We know somehow that the difference of these two fractions is really small;

it's less than 1 over 2 d squared. Now this turns out to happen very infrequently,

that k over d approximates e over N so well that

the difference between the two is less than the square of the denominator of k over d.

It turns out that that can't happen very often.

It turns out that there are very few fractions of the form k over d that approximate another fraction

so well that their difference is less than 1 over 2 d squared.

And in fact the number of such fractions is going to be at most logarithmic in N.

So now there's a continued fraction algorithm. It's a very famous fraction

that basically what it will do is, from the fraction e over N,

it will recover log(N) possible candidates for k over d.

So we just try them all one by one until we find the correct k over d.

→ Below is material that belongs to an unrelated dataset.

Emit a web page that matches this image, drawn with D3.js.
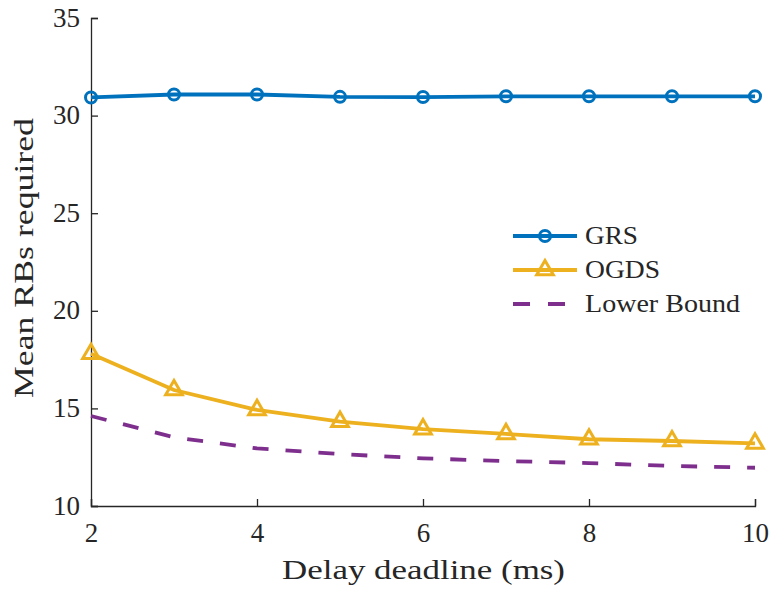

And then we're done. We're done, because we know that,

well e times d is 1 mod k, therefore d is relatively prime to k,

so if we just represent k over d as a rational fraction, you know, numerator by denominator,

the denominator must be d. And so we've just recovered, you know,

we've tried all possible log(N) fractions that approximate e over N so well

that the difference is less than 1 over 2 d squared.

And then we just look at the denominator of all those fractions, and one of those denominators must be d.

And then we're done; we've just recovered the private key.

So this is a pretty cute attack. And it shows basically how,

if the private exponent is small, smaller than the fourth root of N,

then we can recover d completely, quite easily. Okay, so I'll stop here.